1. A method for making a sewing machine body comprising: step 1: pressing pieces (50) to have deformation portions (51) so as to obtain enclosed or semi-enclosed parts; step 2: welding sides of each of the pieces (50) into welding portions (52) so as to obtain frameworks (200) with hollow interiors (201); step 3: welding the frameworks (200) to form the sewing machine body, and; step 4: final finishing the sewing machine body.

2. The method as claimed in claim 1, wherein the pieces (50) are made by cutting a board into the pieces (50) with desired sizes.

3. The method as claimed in claim 1, wherein the sewing machine body includes a main frame (20) composed of a plurality of frameworks (200) and each of the frameworks (200) is composed of a plurality of sidewalls.
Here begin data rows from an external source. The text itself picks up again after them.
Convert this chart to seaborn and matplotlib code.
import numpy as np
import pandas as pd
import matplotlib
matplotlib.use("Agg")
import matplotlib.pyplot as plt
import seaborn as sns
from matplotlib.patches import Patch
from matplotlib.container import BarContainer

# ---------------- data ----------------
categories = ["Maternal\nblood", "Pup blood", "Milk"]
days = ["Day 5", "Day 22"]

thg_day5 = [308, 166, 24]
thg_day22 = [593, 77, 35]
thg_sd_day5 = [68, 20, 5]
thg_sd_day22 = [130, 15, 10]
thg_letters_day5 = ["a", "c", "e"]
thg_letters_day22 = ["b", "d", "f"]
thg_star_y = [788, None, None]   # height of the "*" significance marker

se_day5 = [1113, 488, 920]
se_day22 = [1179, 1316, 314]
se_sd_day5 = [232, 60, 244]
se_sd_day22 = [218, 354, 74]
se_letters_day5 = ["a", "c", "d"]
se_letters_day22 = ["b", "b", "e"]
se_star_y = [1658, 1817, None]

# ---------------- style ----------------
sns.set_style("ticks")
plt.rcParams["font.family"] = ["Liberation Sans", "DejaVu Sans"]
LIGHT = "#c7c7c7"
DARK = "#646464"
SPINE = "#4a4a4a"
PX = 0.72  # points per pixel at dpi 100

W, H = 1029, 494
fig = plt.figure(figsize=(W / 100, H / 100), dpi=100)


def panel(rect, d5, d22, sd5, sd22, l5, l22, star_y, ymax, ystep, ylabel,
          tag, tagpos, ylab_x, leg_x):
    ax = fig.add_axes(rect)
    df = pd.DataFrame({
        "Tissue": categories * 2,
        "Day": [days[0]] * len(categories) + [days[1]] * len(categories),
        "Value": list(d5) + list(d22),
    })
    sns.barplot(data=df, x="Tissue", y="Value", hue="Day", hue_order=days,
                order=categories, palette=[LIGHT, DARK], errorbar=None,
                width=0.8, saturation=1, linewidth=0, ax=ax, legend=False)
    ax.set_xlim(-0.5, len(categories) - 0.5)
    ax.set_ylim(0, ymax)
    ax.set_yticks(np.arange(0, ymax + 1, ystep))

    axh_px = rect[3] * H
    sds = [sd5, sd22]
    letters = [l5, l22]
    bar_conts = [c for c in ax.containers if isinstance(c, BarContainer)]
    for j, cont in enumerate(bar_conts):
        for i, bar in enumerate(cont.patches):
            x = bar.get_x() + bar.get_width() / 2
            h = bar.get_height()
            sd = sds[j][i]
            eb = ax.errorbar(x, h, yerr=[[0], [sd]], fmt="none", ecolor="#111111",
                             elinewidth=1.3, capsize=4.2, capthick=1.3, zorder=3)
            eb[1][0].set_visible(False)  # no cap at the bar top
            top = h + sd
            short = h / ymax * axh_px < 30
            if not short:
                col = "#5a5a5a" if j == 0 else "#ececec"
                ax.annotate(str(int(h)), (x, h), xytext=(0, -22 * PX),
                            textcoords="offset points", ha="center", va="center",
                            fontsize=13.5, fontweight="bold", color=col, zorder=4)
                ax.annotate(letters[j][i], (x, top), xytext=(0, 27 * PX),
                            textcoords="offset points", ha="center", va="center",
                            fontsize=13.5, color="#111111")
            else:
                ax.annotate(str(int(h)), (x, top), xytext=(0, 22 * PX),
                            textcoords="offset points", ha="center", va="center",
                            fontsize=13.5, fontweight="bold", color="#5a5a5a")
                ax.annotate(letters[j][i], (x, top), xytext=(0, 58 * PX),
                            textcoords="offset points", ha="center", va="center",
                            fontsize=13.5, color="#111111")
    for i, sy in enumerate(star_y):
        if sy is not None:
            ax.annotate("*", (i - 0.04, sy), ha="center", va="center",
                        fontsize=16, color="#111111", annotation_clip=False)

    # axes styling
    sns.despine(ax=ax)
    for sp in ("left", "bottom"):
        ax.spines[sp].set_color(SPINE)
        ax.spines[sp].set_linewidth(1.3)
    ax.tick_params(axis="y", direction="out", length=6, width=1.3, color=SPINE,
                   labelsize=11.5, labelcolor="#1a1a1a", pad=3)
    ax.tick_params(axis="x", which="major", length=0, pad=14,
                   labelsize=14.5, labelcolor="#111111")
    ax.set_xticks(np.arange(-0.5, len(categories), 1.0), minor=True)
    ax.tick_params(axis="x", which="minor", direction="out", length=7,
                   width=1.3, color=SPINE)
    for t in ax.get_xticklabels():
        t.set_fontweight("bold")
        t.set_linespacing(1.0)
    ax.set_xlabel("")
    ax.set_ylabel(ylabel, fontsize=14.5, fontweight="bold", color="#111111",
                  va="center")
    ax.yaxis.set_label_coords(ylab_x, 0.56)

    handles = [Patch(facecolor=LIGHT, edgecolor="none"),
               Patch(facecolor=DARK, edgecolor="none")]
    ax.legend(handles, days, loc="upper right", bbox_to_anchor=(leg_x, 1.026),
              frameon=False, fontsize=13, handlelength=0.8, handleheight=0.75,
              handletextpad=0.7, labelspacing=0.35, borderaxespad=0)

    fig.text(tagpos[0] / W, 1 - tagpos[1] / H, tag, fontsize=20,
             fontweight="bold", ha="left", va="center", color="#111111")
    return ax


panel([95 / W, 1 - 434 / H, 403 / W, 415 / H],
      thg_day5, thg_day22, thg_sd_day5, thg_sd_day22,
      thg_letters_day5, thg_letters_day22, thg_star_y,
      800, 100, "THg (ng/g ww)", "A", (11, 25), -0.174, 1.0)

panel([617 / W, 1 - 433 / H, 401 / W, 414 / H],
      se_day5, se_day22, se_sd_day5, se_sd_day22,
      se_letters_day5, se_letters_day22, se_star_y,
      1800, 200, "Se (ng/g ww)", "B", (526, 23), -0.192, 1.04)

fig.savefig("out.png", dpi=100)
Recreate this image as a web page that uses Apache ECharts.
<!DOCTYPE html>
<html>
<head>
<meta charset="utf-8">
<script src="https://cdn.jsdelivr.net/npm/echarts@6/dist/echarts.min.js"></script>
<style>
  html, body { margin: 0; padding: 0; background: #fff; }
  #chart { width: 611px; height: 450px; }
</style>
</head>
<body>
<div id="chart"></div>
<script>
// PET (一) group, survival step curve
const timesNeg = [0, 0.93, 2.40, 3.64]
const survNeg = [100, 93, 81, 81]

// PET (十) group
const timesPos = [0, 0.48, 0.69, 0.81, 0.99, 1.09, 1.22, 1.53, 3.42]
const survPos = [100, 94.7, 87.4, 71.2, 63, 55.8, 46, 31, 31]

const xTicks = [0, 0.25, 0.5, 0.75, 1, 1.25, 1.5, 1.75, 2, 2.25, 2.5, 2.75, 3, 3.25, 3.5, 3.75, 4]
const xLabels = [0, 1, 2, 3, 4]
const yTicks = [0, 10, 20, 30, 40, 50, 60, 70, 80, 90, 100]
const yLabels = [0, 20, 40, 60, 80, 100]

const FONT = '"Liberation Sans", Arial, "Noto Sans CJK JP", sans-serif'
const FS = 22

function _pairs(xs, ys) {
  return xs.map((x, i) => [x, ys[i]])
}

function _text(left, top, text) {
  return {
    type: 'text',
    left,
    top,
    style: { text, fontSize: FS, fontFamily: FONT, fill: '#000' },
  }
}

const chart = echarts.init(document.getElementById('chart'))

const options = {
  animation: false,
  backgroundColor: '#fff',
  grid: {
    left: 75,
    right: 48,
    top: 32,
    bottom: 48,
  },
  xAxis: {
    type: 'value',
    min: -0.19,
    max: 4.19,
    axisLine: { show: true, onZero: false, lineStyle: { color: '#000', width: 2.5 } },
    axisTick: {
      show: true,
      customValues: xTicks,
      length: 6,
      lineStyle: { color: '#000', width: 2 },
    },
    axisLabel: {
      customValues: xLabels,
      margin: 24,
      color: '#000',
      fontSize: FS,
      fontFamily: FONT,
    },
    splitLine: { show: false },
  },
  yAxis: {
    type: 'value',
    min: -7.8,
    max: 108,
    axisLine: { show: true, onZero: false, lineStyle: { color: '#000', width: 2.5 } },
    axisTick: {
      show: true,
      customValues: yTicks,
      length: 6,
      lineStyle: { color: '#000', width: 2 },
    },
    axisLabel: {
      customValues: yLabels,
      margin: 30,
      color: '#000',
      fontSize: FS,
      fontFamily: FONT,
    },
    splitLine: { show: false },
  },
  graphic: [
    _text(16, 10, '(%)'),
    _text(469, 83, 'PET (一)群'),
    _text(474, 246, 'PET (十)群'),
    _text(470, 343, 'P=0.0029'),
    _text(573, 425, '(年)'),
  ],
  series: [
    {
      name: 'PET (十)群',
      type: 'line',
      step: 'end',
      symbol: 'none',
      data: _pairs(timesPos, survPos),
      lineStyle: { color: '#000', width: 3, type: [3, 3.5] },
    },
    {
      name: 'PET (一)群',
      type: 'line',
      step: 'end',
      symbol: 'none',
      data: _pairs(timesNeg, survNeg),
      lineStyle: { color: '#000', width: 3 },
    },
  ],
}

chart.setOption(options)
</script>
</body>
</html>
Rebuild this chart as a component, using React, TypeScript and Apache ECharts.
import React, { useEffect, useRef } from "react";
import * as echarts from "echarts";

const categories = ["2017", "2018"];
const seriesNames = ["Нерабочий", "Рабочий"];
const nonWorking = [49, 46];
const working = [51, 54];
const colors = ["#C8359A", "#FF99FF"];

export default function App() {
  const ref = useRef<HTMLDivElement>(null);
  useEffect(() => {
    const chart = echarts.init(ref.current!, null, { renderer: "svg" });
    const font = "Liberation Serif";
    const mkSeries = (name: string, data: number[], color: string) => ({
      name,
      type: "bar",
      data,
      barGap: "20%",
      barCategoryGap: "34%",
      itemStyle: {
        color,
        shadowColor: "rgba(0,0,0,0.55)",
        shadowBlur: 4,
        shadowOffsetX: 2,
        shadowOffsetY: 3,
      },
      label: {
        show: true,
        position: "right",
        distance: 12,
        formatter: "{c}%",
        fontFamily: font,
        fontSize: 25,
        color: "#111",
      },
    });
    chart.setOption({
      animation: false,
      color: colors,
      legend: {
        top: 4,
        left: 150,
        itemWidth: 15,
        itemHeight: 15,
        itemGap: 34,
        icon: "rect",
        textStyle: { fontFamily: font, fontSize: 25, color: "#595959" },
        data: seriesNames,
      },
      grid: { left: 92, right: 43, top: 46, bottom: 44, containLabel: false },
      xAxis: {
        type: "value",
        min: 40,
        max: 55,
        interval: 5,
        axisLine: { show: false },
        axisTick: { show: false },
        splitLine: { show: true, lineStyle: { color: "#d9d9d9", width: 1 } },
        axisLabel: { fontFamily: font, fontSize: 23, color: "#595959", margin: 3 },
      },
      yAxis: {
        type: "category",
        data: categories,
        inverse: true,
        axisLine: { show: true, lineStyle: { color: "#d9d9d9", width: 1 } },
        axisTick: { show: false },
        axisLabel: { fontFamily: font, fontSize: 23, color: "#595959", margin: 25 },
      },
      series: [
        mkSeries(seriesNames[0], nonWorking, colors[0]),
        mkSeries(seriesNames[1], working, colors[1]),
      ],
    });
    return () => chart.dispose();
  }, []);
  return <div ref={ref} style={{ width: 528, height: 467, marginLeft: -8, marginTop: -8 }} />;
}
4. The method as claimed in claim 1, wherein one of the hollow interiors (201) is enclosed by four sidewalls which form as a rectangular cross section.

5. The method as claimed in claim 1, wherein one of the hollow interiors (201) is partially enclosed by three sidewalls which form as a U-shaped cross section.

6. The method as claimed in claim 1, wherein one of the hollow interiors (201) is partially enclosed by an H-shaped sidewall which forms as a U-shaped cross section.

7. The method as claimed in claim 4, wherein the frameworks (200) are a first part (21), a second part (22) and a third part (23) of the main frame (20), the first part (21) is received in a base (11) of the sewing machine body (10).

8. The method as claimed in claim 7, wherein the second part (22) is connected to between the first part (21) and the third part (23), the second part (22) being received in an upright part (12) of the sewing machine body (10).

9. The method as claimed in claim 8, wherein the third part (23) is received in an arm (13) of the sewing machine body (10).

10. The method as claimed in claim 7, wherein connection plates (30) are connected to respective sides of the first part (21), the second part (22) and the third part (23).

11. The method as claimed in claim 10, wherein the connection plates (30) are integrally welded to the first part (21), the second part (22) and the third part (23).